The owner of Neo on First, an apartment development with 50 units at 975 South First Street, is in default on a $21 million loan and staring at a foreclosure, the San Jose Mercury News reported. A recent appraisal of the property by Integra Realty Resources, meanwhile, indicates that it has lost nearly 21 percent of its value since a prior estimation by Cushman & Wakefield three years ago, and is now worth around $23 million.
A Cupertino-based developer run by an individual identified as Xuhan You is now engaged in legal fights in two courts in an apparent bid to hang onto the property as its value sinks toward the level of its debt load. One of the suits is against CTBC Bank, which holds the loan on the apartment complex.
CTBC Bank is seeking to take the property through foreclosure in weeks or months, with timing likely to be subject to rulings in the bankruptcy case and a separate legal action in Santa Clara County court.
The Neo isn’t the only multifamily development in downtown San Jose in distress. A lender foreclosed on a 336-unit complex called The Fay last month over a $182.5 million construction loan.

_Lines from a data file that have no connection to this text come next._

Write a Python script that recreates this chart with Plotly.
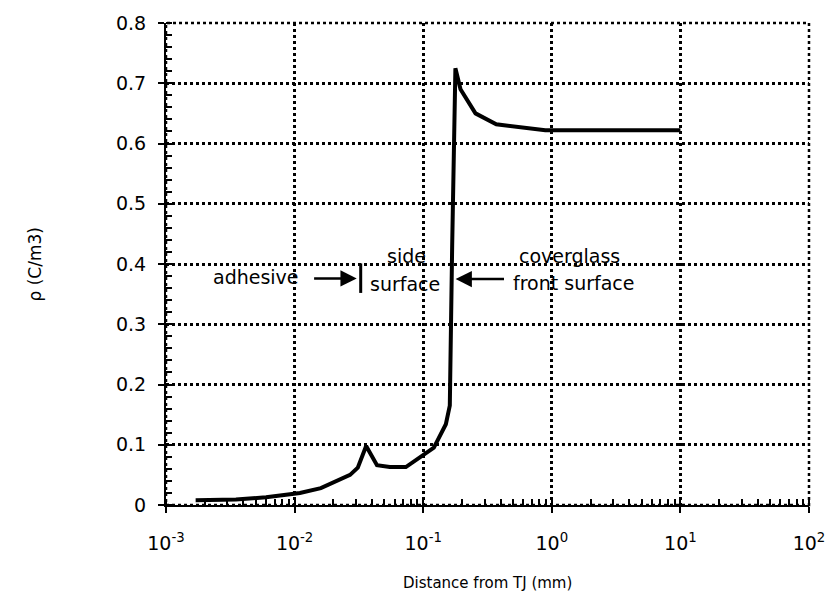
import plotly.graph_objects as go

# Space-charge density profile versus distance from the triple junction
distance_mm = [0.0017, 0.0035, 0.006, 0.011, 0.016, 0.022, 0.027, 0.031, 0.036,
               0.0437, 0.055, 0.0733, 0.098, 0.121, 0.150, 0.161, 0.168, 0.178,
               0.195, 0.255, 0.37, 0.435, 0.89, 10.0]
rho = [0.008, 0.009, 0.013, 0.020, 0.028, 0.041, 0.050, 0.062, 0.098,
       0.066, 0.063, 0.063, 0.082, 0.095, 0.134, 0.165, 0.43, 0.725,
       0.69, 0.65, 0.632, 0.630, 0.622, 0.622]

x_ticks = [1e-3, 1e-2, 1e-1, 1e0, 1e1, 1e2]
x_tick_labels = ["10<sup>-3</sup>", "10<sup>-2</sup>", "10<sup>-1</sup>",
                 "10<sup>0</sup>", "10<sup>1</sup>", "10<sup>2</sup>"]
y_ticks = [0, 0.1, 0.2, 0.3, 0.4, 0.5, 0.6, 0.7, 0.8]
y_tick_labels = ["0", "0.1", "0.2", "0.3", "0.4", "0.5", "0.6", "0.7", "0.8"]

FONT = "DejaVu Sans"

fig = go.Figure()
fig.add_trace(go.Scatter(
    x=distance_mm, y=rho, mode="lines",
    line=dict(color="black", width=4), showlegend=False,
))

grid = dict(showgrid=True, gridcolor="black", gridwidth=2.5, griddash="dot",
            zeroline=False, showline=True, linecolor="black", linewidth=2,
            ticks="outside", ticklen=6, tickcolor="black", tickwidth=2)

fig.update_xaxes(type="log", range=[-3, 2], tickvals=x_ticks, ticktext=x_tick_labels,
                 tickfont=dict(family=FONT, size=19, color="black"),
                 ticklabelstandoff=14,
                 minor=dict(ticks="inside", ticklen=6, tickcolor="black",
                            tickwidth=1.5, dtick="D1", showgrid=False),
                 **grid)
fig.update_yaxes(range=[0, 0.8], tickvals=y_ticks, ticktext=y_tick_labels,
                 tickfont=dict(family=FONT, size=19, color="black"),
                 ticklabelstandoff=8,
                 minor=dict(ticks="inside", ticklen=6, tickcolor="black",
                            tickwidth=1.5, dtick=0.02, showgrid=False),
                 **grid)

# dotted frame around the plotting area
fig.add_shape(type="rect", xref="paper", yref="paper", x0=0, y0=0, x1=1, y1=1,
              line=dict(color="black", width=2.5, dash="dot"), layer="above")

txt = dict(family=FONT, size=19, color="black")
notes = [
    ("adhesive", -2.30, 0.378),
    ("side", -1.13, 0.414),
    ("surface", -1.145, 0.367),
    ("coverglass", 0.135, 0.413),
    ("front surface", 0.17, 0.369),
]
for t, lx, ly in notes:
    fig.add_annotation(x=lx, y=ly, text=t, showarrow=False, font=txt,
                       xanchor="center", yanchor="middle")

# region arrows
fig.add_annotation(x=-1.517, y=0.376, ax=-1.86, ay=0.376, axref="x", ayref="y",
                   xref="x", yref="y", text="", showarrow=True,
                   arrowhead=2, arrowsize=1.3, arrowwidth=2.5, arrowcolor="black")
fig.add_annotation(x=-0.748, y=0.375, ax=-0.36, ay=0.375, axref="x", ayref="y",
                   xref="x", yref="y", text="", showarrow=True,
                   arrowhead=2, arrowsize=1.3, arrowwidth=2.5, arrowcolor="black")
fig.add_shape(type="line", xref="x", yref="y", x0=10 ** -1.486, x1=10 ** -1.486,
              y0=0.352, y1=0.401, line=dict(color="black", width=3))

# axis titles
fig.add_annotation(xref="paper", yref="paper", x=0.5, y=-0.162,
                   text="Distance from TJ (mm)", showarrow=False,
                   font=dict(family=FONT, size=15, color="black"),
                   xanchor="center", yanchor="middle")
fig.add_annotation(xref="paper", yref="paper", x=-0.203, y=0.5,
                   text="ρ (C/m3)", showarrow=False, textangle=-90,
                   font=dict(family=FONT, size=17, color="black"),
                   xanchor="center", yanchor="middle")

fig.update_layout(
    width=837, height=606,
    margin=dict(l=166, r=25, t=16, b=101),
    plot_bgcolor="white", paper_bgcolor="white",
)

fig.write_html("out.html")
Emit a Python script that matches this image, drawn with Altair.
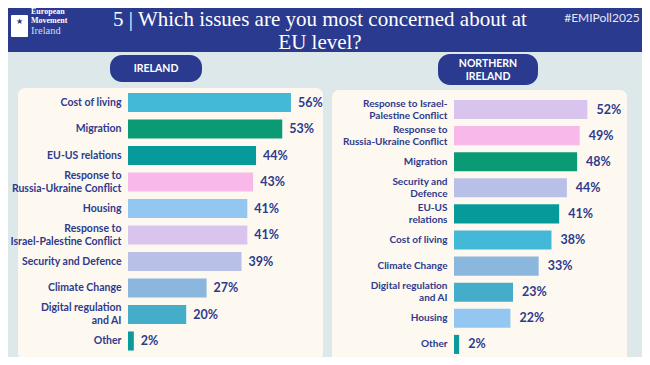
import altair as alt
import pandas as pd

# ---------------- data ----------------
issues = ["Cost of living", "Migration", "EU-US relations",
          "Response to Russia-Ukraine Conflict", "Housing",
          "Response to Israel-Palestine Conflict", "Security and Defence",
          "Climate Change", "Digital regulation and AI", "Other"]
issue_colors = ["#44b8d7", "#0a9a74", "#079a9b", "#f8b9ea", "#93c6f0",
                "#d9c4ee", "#b8c0e7", "#8bb6dd", "#44adca", "#0a9a9a"]

ie_issues = ["Cost of living", "Migration", "EU-US relations",
             "Response to Russia-Ukraine Conflict", "Housing",
             "Response to Israel-Palestine Conflict", "Security and Defence",
             "Climate Change", "Digital regulation and AI", "Other"]
ie_labels = ["Cost of living", "Migration", "EU-US relations",
             "Response to|Russia-Ukraine Conflict", "Housing",
             "Response to|Israel-Palestine Conflict", "Security and Defence",
             "Climate Change", "Digital regulation|and AI", "Other"]
ie_values = [56, 53, 44, 43, 41, 41, 39, 27, 20, 2]

ni_issues = ["Response to Israel-Palestine Conflict",
             "Response to Russia-Ukraine Conflict", "Migration",
             "Security and Defence", "EU-US relations", "Cost of living",
             "Climate Change", "Digital regulation and AI", "Housing", "Other"]
ni_labels = ["Response to Israel-|Palestine Conflict",
             "Response to|Russia-Ukraine Conflict", "Migration",
             "Security and|Defence", "EU-US|relations", "Cost of living",
             "Climate Change", "Digital regulation|and AI", "Housing", "Other"]
ni_values = [52, 49, 48, 44, 41, 38, 33, 23, 22, 2]

title_lines = ["5 | Which issues are you most concerned about at", "EU level?"]
hashtag = "#EMIPoll2025"
panel_titles = [["IRELAND"], ["NORTHERN", "IRELAND"]]
logo_lines = ["European", "Movement", "Ireland"]

# ---------------- styles ----------------
NAVY = "#2e3a8c"
HEADER = "#2a3a8e"
BG = "#dce8ea"
CREAM = "#fdf9f1"
W, H = 634, 349

dummy = pd.DataFrame({"d": [0]})


def box(x, x2, y, y2, color, r=0):
    return alt.Chart(dummy).mark_rect(color=color, cornerRadius=r).encode(
        x=alt.value(x), x2=alt.value(x2), y=alt.value(y), y2=alt.value(y2))


def label(text, x, y, **kw):
    return alt.Chart(dummy).mark_text(text=text, **kw).encode(
        x=alt.value(x), y=alt.value(y))


color = alt.Color("issue:N", scale=alt.Scale(domain=issues, range=issue_colors),
                  legend=None)


def panel(iss, labs, vals, xrange, yrange, pin, orient, offset, align,
          fsize, lh, dx):
    df = pd.DataFrame({"issue": iss, "label": labs, "value": vals})
    y = alt.Y("label:N",
              scale=alt.Scale(domain=labs, range=yrange, paddingInner=pin,
                              paddingOuter=pin / 2),
              axis=alt.Axis(orient=orient, offset=offset, zindex=2,
                            labelExpr="split(datum.label, '|')",
                            labelOffset={"condition": {
                                "test": "indexof(datum.label, '|') >= 0",
                                "value": -lh / 2}, "value": 0},
                            domain=False, ticks=False, tickSize=0, grid=False,
                            labelPadding=0, title=None, labelAlign=align,
                            labelBaseline="middle",
                            labelFont="Lato", labelFontWeight="bold",
                            labelFontSize=fsize, labelColor=NAVY,
                            labelLineHeight=lh, labelLimit=250))
    x = alt.X("value:Q", scale=alt.Scale(domain=[0, 100], range=xrange),
              axis=None)
    base = alt.Chart(df)
    bars = base.mark_bar().encode(x=x, y=y, color=color)
    txt = base.transform_calculate(pct="datum.value + '%'").mark_text(
        align="left", baseline="middle", dx=dx, font="Lato",
        fontWeight="bold", fontSize=12.5, color=NAVY).encode(
        x=x, y=y, text="pct:N")
    return alt.layer(bars, txt)


ie = panel(ie_issues, ie_labels, ie_values, [120, 411], [81.25, 346.25],
           0.28, "left", -113, "right", 10.5, 13, 7)
ni = panel(ni_issues, ni_labels, ni_values, [446, 702.5], [88.45, 349.45],
           0.27, "right", -195, "right", 10, 12, 9)

decor = [
    box(0, W, 0, 44, HEADER),
    box(10, 315, 80, 352, CREAM, 7),
    box(324, 619, 82, 355, CREAM, 7),
    box(102, 194, 47, 74, HEADER, 12),
    box(430, 530, 46, 77, HEADER, 12),
    # logo
    box(3, 20, 7, 29, "#ffffff", 1),
]

texts = [
    label(title_lines, 312, 18, font="Liberation Serif", fontSize=21,
          color="white", align="center", baseline="alphabetic", lineHeight=23),
    label(hashtag, 594, 10, font="Lato", fontSize=12, color="#e4e7f4",
          align="center", baseline="middle"),
    label(panel_titles[0], 148, 61, font="Lato", fontWeight="bold",
          fontSize=10.5, color="white", align="center", baseline="middle"),
    label(panel_titles[1], 480, 56, font="Lato", fontWeight="bold",
          fontSize=10.5, color="white", align="center", baseline="middle",
          lineHeight=13),
    label("★", 11, 14, fontSize=8, color=HEADER, align="center",
          baseline="middle"),
    label(logo_lines[0], 23, 4, font="Liberation Serif", fontWeight="bold",
          fontSize=8, color="white", align="left", baseline="middle"),
    label(logo_lines[1], 23, 13, font="Liberation Serif", fontWeight="bold",
          fontSize=8, color="white", align="left", baseline="middle"),
    label(logo_lines[2], 23, 23, font="Liberation Serif", fontSize=10.5,
          color="#d8dcf0", align="left", baseline="middle"),
]

chart = alt.layer(*decor, ie, ni, *texts).resolve_scale(
    x="independent", y="independent").resolve_axis(
    x="independent", y="independent").properties(
    width=W, height=H, autosize=alt.AutoSizeParams(type="none"),
    padding=0, background=BG).configure_view(stroke=None)

chart.save("out.html", embed_options={"renderer": "svg", "actions": False})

That deal also pointed to a gap between debt levels and property values, with the lender claiming the Fay was worth $110 million. The Fay stood out on San Jose’s skyline at 23 stories, and bought an upscale entry to the boundary between downtown and the city’s SoFa district.
U.K.-based developer Scape paid $16.5 million for the parcel for The Fay and took the $182.5 million construction loan for the project from an affiliate of Madison Capital Realty, which had foreclosed on it.